House takes up impact feel bill

By Don Del Rosso

Del. Clifford L. "Clay" Athey Jr. (R-18th District) called the bill "clearly inadequate."

Del. Mark L. Cole (R-88th District) likened it to a one-size-fits-all measure that ignores the fact that the cost of providing roads, schools and public safety to serve new homes differs from one community to another.

But by a 21-19 margin, the Virginia Senate last week approved a system that requires developers to give local governments a fixed amount of cash per new home built to offset a residential growth's effects on infrastructure.

Like local governments across Virginia who object to the bill, Athey and Cole believe the proposed impact fees system simply would fall well short of the covering the public-service costs required by new homes.

Developers' failure to fund their share of new growth costs means taxpayers would get stuck with the bill, critics contend.

The proposed impact fees would replace Virginia's proffer system, which permits local governments to negotiate how much developers should pay to ease growth's effects on public services.

The House Rules committee will decide whether to defer action on the Senate bill or send it to the 100-member House for a vote.

"I don't want to predict what a committee will do," Athey said. "But I think our argument [to further study it the impact fee bill] is the more reasoned argument."

Let a special committee "get something together over the next two years and bring it back to the General Assembly something we can work with," the delegate said.

Cole believes the committee will postpone action on the bill for more review.

"I suspect it's going to be rolled into a study, but I can't say for sure," he said.

If the rules committee refers the bill to the House intact, Athey and Cole, who represent Fauquier, said they would vote against it.

Athey believes a House vote would be too close to call. But, he warned, "don't ever underestimate the building industry lobby. It's very strong."

Coles worries the House would approve it.

"I suspect if it got to the floor it would pass," he said.

To become law, the bill would need the House's approval and Gov.
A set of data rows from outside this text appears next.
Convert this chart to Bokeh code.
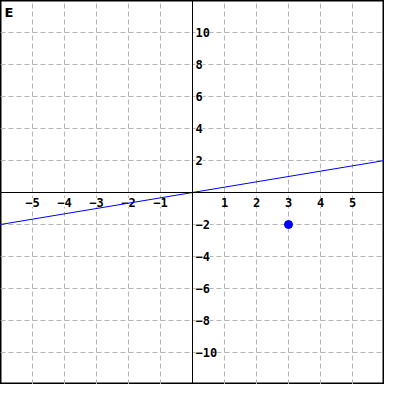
from bokeh.plotting import figure
from bokeh.models import FixedTicker, Span, ColumnDataSource, Label, Grid
from bokeh.core.properties import value
from bokeh.embed import file_html
from bokeh.resources import INLINE

# data
x_ticks = [-5, -4, -3, -2, -1, 1, 2, 3, 4, 5]
y_ticks = [-10, -8, -6, -4, -2, 2, 4, 6, 8, 10]
x_grid = [-6, -5, -4, -3, -2, -1, 0, 1, 2, 3, 4, 5, 6]
y_grid = [-12, -10, -8, -6, -4, -2, 0, 2, 4, 6, 8, 10, 12]
line_x = [-6, 6]
line_y = [-2, 2]
point_x = [3]
point_y = [-2]
panel_label = "E"

W = 384
p = figure(width=W, height=W, x_range=(-6, 6), y_range=(-12, 12),
           output_backend="svg", toolbar_location=None, min_border=0,
           x_axis_type=None, y_axis_type=None)
p.outline_line_color = "black"
p.outline_line_width = 2
p.background_fill_color = "white"

grid_color = "#b4b4b4"
for dim, ticks in ((0, x_grid), (1, y_grid)):
    g = Grid(dimension=dim, ticker=FixedTicker(ticks=ticks),
             grid_line_color=grid_color, grid_line_dash="5 3", grid_line_width=1)
    p.add_layout(g)

p.add_layout(Span(location=0, dimension="width", line_color="black", line_width=1))
p.add_layout(Span(location=0, dimension="height", line_color="black", line_width=1))

font = value("DejaVu Sans Mono")
xsrc = ColumnDataSource(dict(x=x_ticks, y=[0] * len(x_ticks),
                             t=[str(v).replace("-", "\u2212") for v in x_ticks]))
p.text(x="x", y="y", text="t", source=xsrc, text_font=font, text_font_style="bold",
       text_font_size="12px", text_align="center", text_baseline="middle",
       y_offset=10, text_color="black", background_fill_color="white")
ysrc = ColumnDataSource(dict(x=[0] * len(y_ticks), y=y_ticks,
                             t=[str(v).replace("-", "\u2212") for v in y_ticks]))
p.text(x="x", y="y", text="t", source=ysrc, text_font=font, text_font_style="bold",
       text_font_size="12px", text_align="left", text_baseline="middle",
       x_offset=3, text_color="black", background_fill_color="white")

p.line(line_x, line_y, line_color="#0000ff", line_width=1)
p.scatter(point_x, point_y, size=8, fill_color="#0000ff", line_color="#0000ff")

p.add_layout(Label(x=4, y=W - 4, x_units="screen", y_units="screen", text=panel_label,
                   text_font="DejaVu Sans", text_font_style="bold", text_font_size="13px",
                   text_baseline="top", text_color="black"))

open("out.html", "w").write(file_html(p, INLINE))
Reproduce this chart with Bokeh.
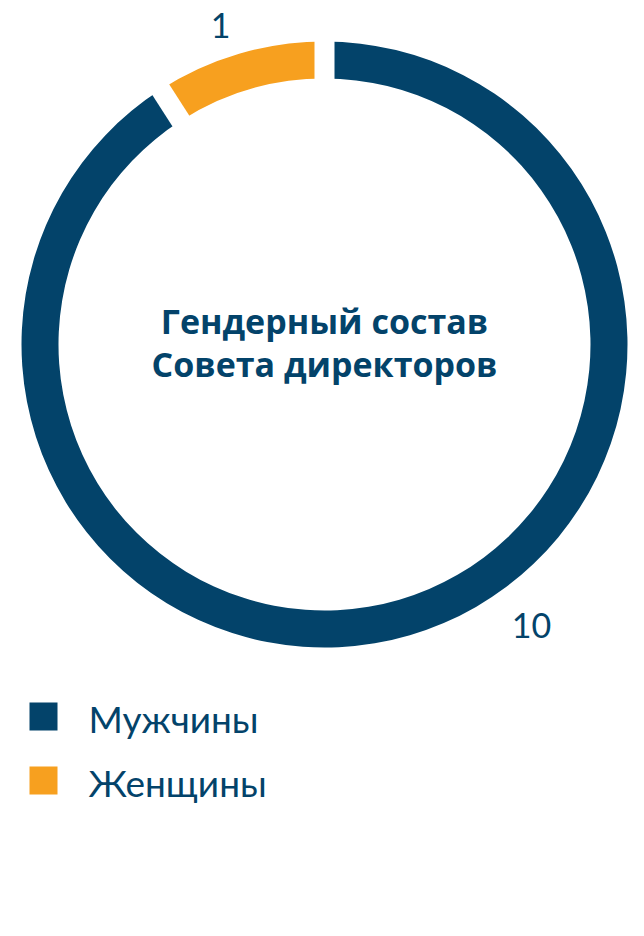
import numpy as np
from bokeh.plotting import figure
from bokeh.models import Range1d, ColumnDataSource
from bokeh.core.properties import value
from bokeh.embed import file_html
from bokeh.resources import INLINE

# ---- data ----
categories = ["Мужчины", "Женщины"]
counts = [10, 1]
colors = ["#03436A", "#F7A01F"]
title_lines = ["Гендерный состав", "Совета директоров"]

NAVY = "#03436A"
W, H = 628, 920

def px(x):
    return x

def py(y):
    return H - y

p = figure(width=W, height=H, output_backend="svg", toolbar_location=None,
           x_range=Range1d(0, W), y_range=Range1d(0, H), min_border=0)
p.axis.visible = False
p.grid.visible = False
p.outline_line_color = None
p.background_fill_color = "white"
p.border_fill_color = "white"

cx, cy = px(324), py(344)
r_out, r_in = 303, 266

# slices: women first, going counter-clockwise from the top
order = [1, 0]
total = sum(counts)
start = 90.0
starts, ends, cols, vals = [], [], [], []
for i in order:
    span = 360.0 * counts[i] / total
    starts.append(np.deg2rad(start))
    ends.append(np.deg2rad(start + span))
    cols.append(colors[i])
    vals.append(counts[i])
    start += span

src = ColumnDataSource(dict(start=starts, end=ends, color=cols))
p.annular_wedge(x=cx, y=cy, inner_radius=r_in, outer_radius=r_out,
                start_angle="start", end_angle="end", color="color",
                line_color=None, source=src)

# constant-width white gaps at slice boundaries
b = np.array(starts)
p.segment(x0=cx + (r_in - 10) * np.cos(b), y0=cy + (r_in - 10) * np.sin(b),
          x1=cx + (r_out + 10) * np.cos(b), y1=cy + (r_out + 10) * np.sin(b),
          line_color="white", line_width=20)

# value labels
p.text(x=[px(220), px(531)], y=[py(25), py(625)],
       text=[str(vals[0]), str(vals[1])],
       text_font=value("Lato"), text_font_size="34px", text_color=NAVY,
       text_align="center", text_baseline="middle")

# title in centre
p.text(x=[cx, cx], y=[py(320), py(363)], text=title_lines,
       text_font=value("Open Sans"), text_font_style="bold",
       text_font_size="34px", text_color=NAVY,
       text_align="center", text_baseline="middle")

# legend
leg_y = [716, 780]
p.scatter(x=[px(43)] * 2, y=[py(v) for v in leg_y], marker="square",
          size=28, color=colors, line_color=None)
p.text(x=[px(88)] * 2, y=[py(v + 2) for v in leg_y], text=categories,
       text_font=value("Lato"), text_font_size="37px", text_color=NAVY,
       text_align="left", text_baseline="middle")

open("out.html", "w").write(file_html(p, INLINE))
Tim Kaine's signature.

On a regional basis, the impact fees bill, which the home building industry helped prepare, would cap the amount local governments could collect to $12,500 or $8,000 per dwelling.

Fauquier's cap would be $8,000 per home.

The proposed cap would apply to all new development costs.

Under Fauquier's proffer system, the county suggests developers contribute $28,503 per single-family home. That amount excludes road improvement costs, which can reach $6,000 per dwelling in some areas of Fauquier.

Under the impact fee bill, that means Fauquier could come up about $27,000 short per dwelling compared to the amount it collects through proffers.

"I have some concerns about the limits," Cole said. "Some [counties] are going to have certain [funding] requirements that others don't. Right now I don't think we have to rush into wholesale changes."

But the home building industry stresses the bill would apply to all new homes constructed, not just those granted through rezonings.

That provision would allow local governments to charge a reduced per-dwelling development fee to more homes and therefore collect more revenue than through proffers, according to proponents.

But Fauquier Supervisor Peter Schwartz (Marshall District) noted that the bill would exempt lots for site plans and subdivisions approved within the last five years.

He described the home building industry's actions on the bill as "very sneaky" and "nefarious."

"There's no good will in this," Schwartz said. The bill "was a back-door way of [effectively] eliminating impact fees and proffers," leaving taxpayers to pay the freight for the new home infrastructure tab.

Despite the bill's shortcomings, Athey believes "there is a positive out of this. The home builders, for the first time, are willing to come to the table and talk about a complete impact bill."

The impact fee "concept is good," but the bill "comes nowhere near" meeting his or local governments' expectations, he said.

Del. L. Scott Lingamfelter (R-31st District), who also represents Fauquier, couldn't be reached for comment.